Lihat saja instrumen evaluasi hasil belajar yang hanya menyuburkan aspek kognitif dan sama sekali tidak menyentuh aspek emosional atau perilaku. Interaksi belajar mengajar pun hanya didefinisikan oleh ruang kelas.Â
Padahal, tegur sapa, tutur kata, hingga tabiat yang ditunjukkan oleh baik pendidik maupun peserta didik di lingkungan sekolah dapat menjadi saran dan media penanaman aspek-aspek pendidikan lainnya.
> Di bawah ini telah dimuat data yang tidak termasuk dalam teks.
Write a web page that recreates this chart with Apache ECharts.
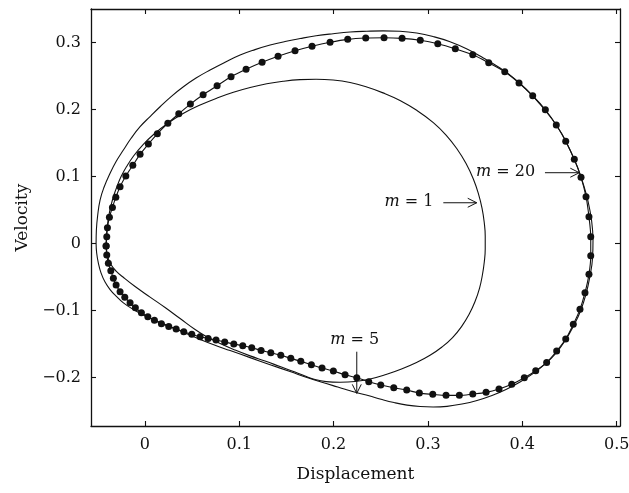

Lalu, bukankah Sekolah dan Kampus sudah selayaknya membentuk peserta didik yang bermoral dan beretika? Rumusan itu jangan disalah artikan menjadi sekadar konseptual di mana peran sekolah dan kampus memang memastikan peserta didik memahami konsep tentang moralitas. Rumusan pertanyaan ini menjadi penting agar tujuan dari diskusi ini menemui maksudnya.
Institusi Pendidikan dan Rekayasa Perilaku Bermoral
Konsep tentang moralitas dan etika jelas diajarkan di sekolah hingga perguruan tinggi. Namun yang menjadi soalan adalah perlukah sekolah dan kampus mengatur sekaligus membentuk watak, perasaan, tabiat, hingga pola berperilaku peseta didik yang sesuai dengan standar moral tertentu? Untuk membahas ini secara mendalam, perlu kiranya Michael Hand diseret ke dalam diskusi ini.
Profesor filsafat pendidikan di Universitas Birmingham ini pernah mengajukan pertanyaan yang sama. Sehingga, dalam konteks pendidikan moral dan etika di institusi pendidikan, ia mulai bahasannya dengan membedakan antara konsep moral dan perilaku bermoral. Baginya, konsep moral menyangkut pembahasan rasional mengenai asal muasal, muatan, hingga pertimbangan mengenai standar moralitas tertentu.